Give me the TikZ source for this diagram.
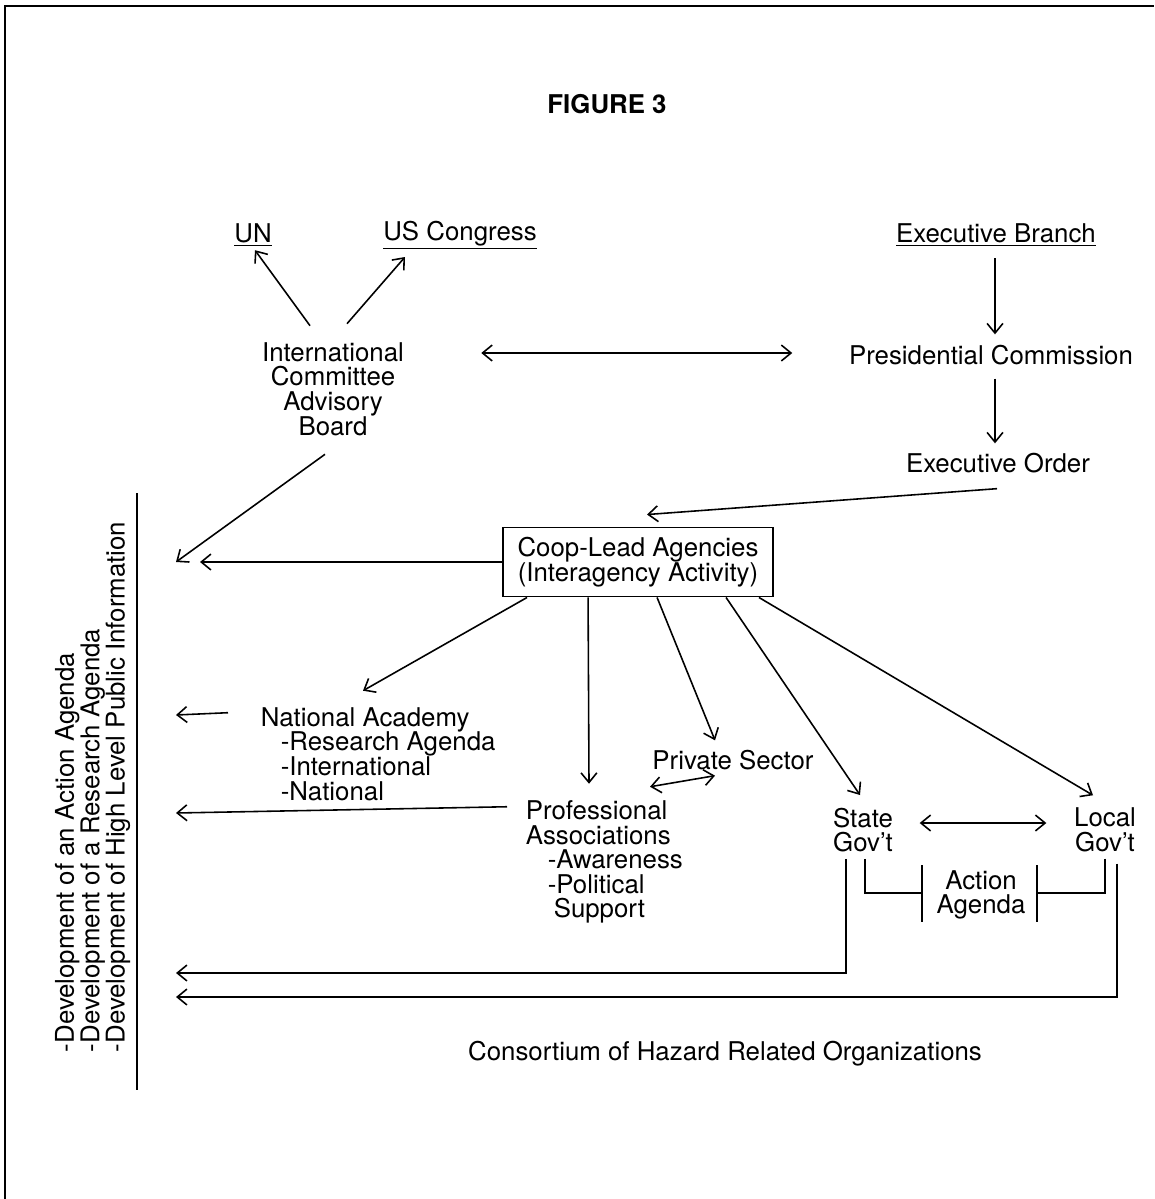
\documentclass[tikz,border=0pt]{standalone}
\usepackage{fontspec}
\setmainfont{TeX Gyre Heros}
\usetikzlibrary{arrows.meta,calc}
\begin{document}
\begin{tikzpicture}[x=0.02cm,y=-0.02cm, line width=0.9pt,
  txt/.style={font=\fontsize{14.7}{14}\selectfont, inner sep=0pt, align=center},
  arr/.style={-{Straight Barb[length=5.5pt,width=9pt]}},
  dbl/.style={{Straight Barb[length=5.5pt,width=9pt]}-{Straight Barb[length=5.5pt,width=9pt]}}]
\useasboundingbox (0,0) rectangle (1154,1199);
% frame
\draw[line width=1.3pt] (5,1199) -- (5,6) -- (1154,6);

% nodes
\node[txt, font=\fontsize{14.7}{14}\selectfont\bfseries] (fig) at (607,104) {FIGURE 3};
\node[txt] (un) at (253,235) {\underline{UN}};
\node[txt] (usc) at (460,235) {\underline{US Congress}};
\node[txt] (exb) at (996,235) {\underline{Executive Branch}};
\node[txt] (icab) at (333,389) {International\\Committee\\Advisory\\Board};
\node[txt] (pc) at (991,355) {Presidential Commission};
\node[txt] (eo) at (998,463) {Executive Order};
\node[txt, draw, line width=1.1pt, minimum width=5.4cm, minimum height=1.38cm] (coop) at (638,562) {Coop-Lead Agencies\\(Interagency Activity)};
\node[txt, align=left, anchor=west] (na) at (260,754) {National Academy\\\hspace*{0.4cm}-Research Agenda\\\hspace*{0.4cm}-International\\\hspace*{0.4cm}-National};
\node[txt] (ps) at (733,760) {Private Sector};
\node[txt, align=left, anchor=west] (pa) at (525,862) {Professional\\Associations\\\hspace*{0.44cm}-Awareness\\\hspace*{0.44cm}-Political\\\hspace*{0.56cm}Support};
\node[txt] (sg) at (863,830) {State\\Gov't};
\node[txt] (lg) at (1105,830) {Local\\Gov't};
\node[txt] (aa) at (981,895) {Action\\Agenda};
\node[txt] (cons) at (725,1054) {Consortium of Hazard Related Organizations};
\node[txt, align=left, rotate=90, anchor=south west, font=\fontsize{14.7}{14.4}\selectfont] (dev) at (131,1053) {-Development of an Action Agenda\\-Development of a Research Agenda\\-Development of High Level Public Information};

% separator line
\draw (137,493) -- (137,1090);

% free ends on the left
\coordinate (t1) at (176,562);
\coordinate (t2) at (200,562);
\coordinate (t5) at (176,715);
\coordinate (t6) at (176,813);
\coordinate (t3) at (176,973);
\coordinate (t4) at (176,997);

% connectors
\draw[arr] ($(icab.north)+(-23,-16)$) -- ($(un.south)+(2,3)$);
\draw[arr] ($(icab.north)+(14,-18)$) -- ($(usc.south)+(-55,7)$);
\draw[dbl] ($(pc.west)+(-367,-2)$) -- ($(pc.west)+(-56,-2)$);
\draw[arr] ($(exb.south)+(-1,11)$) -- ($(pc.north)+(4,-10)$);
\draw[arr] ($(pc.south)+(4,13)$) -- ($(eo.north)+(-3,-9)$);
\draw[arr] ($(eo.south)+(-1,15)$) -- ($(coop.north)+(9,-12)$);
\draw[arr] ($(icab.south)+(-8,18)$) -- (t1);
\draw[arr] (coop.west) -- (t2);
\draw[arr] ($(coop.south west)+(25,0)$) -- ($(na.north west)+(103,-16)$);
\draw[arr] ($(coop.south west)+(86,0)$) -- ($(pa.north west)+(64,-16)$);
\draw[arr] ($(coop.south west)+(155,0)$) -- ($(ps.north)+(-18,-9)$);
\draw[arr] ($(coop.south west)+(224,0)$) -- ($(sg.north)+(-3,-12)$);
\draw[arr] ($(coop.south east)+(-15,0)$) -- ($(lg.north)+(-12,-12)$);
\draw[dbl] ($(pa.north west)+(125,-13)$) -- ($(ps.south)+(-18,5)$);
\draw[dbl] ($(sg.east)+(26,-7)$) -- ($(lg.west)+(-27,-7)$);
\draw[arr] ($(na.north west)+(-32,6)$) -- (t5);
\draw[arr] ($(pa.north west)+(-18,7)$) -- (t6);
% action agenda brackets
\draw ($(aa.west)+(-14,-30)$) -- ($(aa.west)+(-14,27)$);
\draw ($(aa.east)+(11,-30)$) -- ($(aa.east)+(11,27)$);
\draw ($(sg.south)+(2,6)$) |- ($(aa.west)+(-14,-2)$);
\draw ($(lg.south)+(0,6)$) |- ($(aa.east)+(11,-2)$);
\draw[arr] ($(sg.south)+(-17,6)$) |- (t3);
\draw[arr] ($(lg.south)+(12,11)$) |- (t4);
\end{tikzpicture}
\end{document}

+===+

_Task to carry out_
Omitting all pictures, restate exactly the lines of the material from its start through the line that contains "(5,6) -- (1154,6);".

_Output of the task_
Give me the TikZ source for this diagram.
\documentclass[tikz,border=0pt]{standalone}
\usepackage{fontspec}
\setmainfont{TeX Gyre Heros}
\usetikzlibrary{arrows.meta,calc}
\begin{document}
\begin{tikzpicture}[x=0.02cm,y=-0.02cm, line width=0.9pt,
  txt/.style={font=\fontsize{14.7}{14}\selectfont, inner sep=0pt, align=center},
  arr/.style={-{Straight Barb[length=5.5pt,width=9pt]}},
  dbl/.style={{Straight Barb[length=5.5pt,width=9pt]}-{Straight Barb[length=5.5pt,width=9pt]}}]
\useasboundingbox (0,0) rectangle (1154,1199);
% frame
\draw[line width=1.3pt] (5,1199) -- (5,6) -- (1154,6);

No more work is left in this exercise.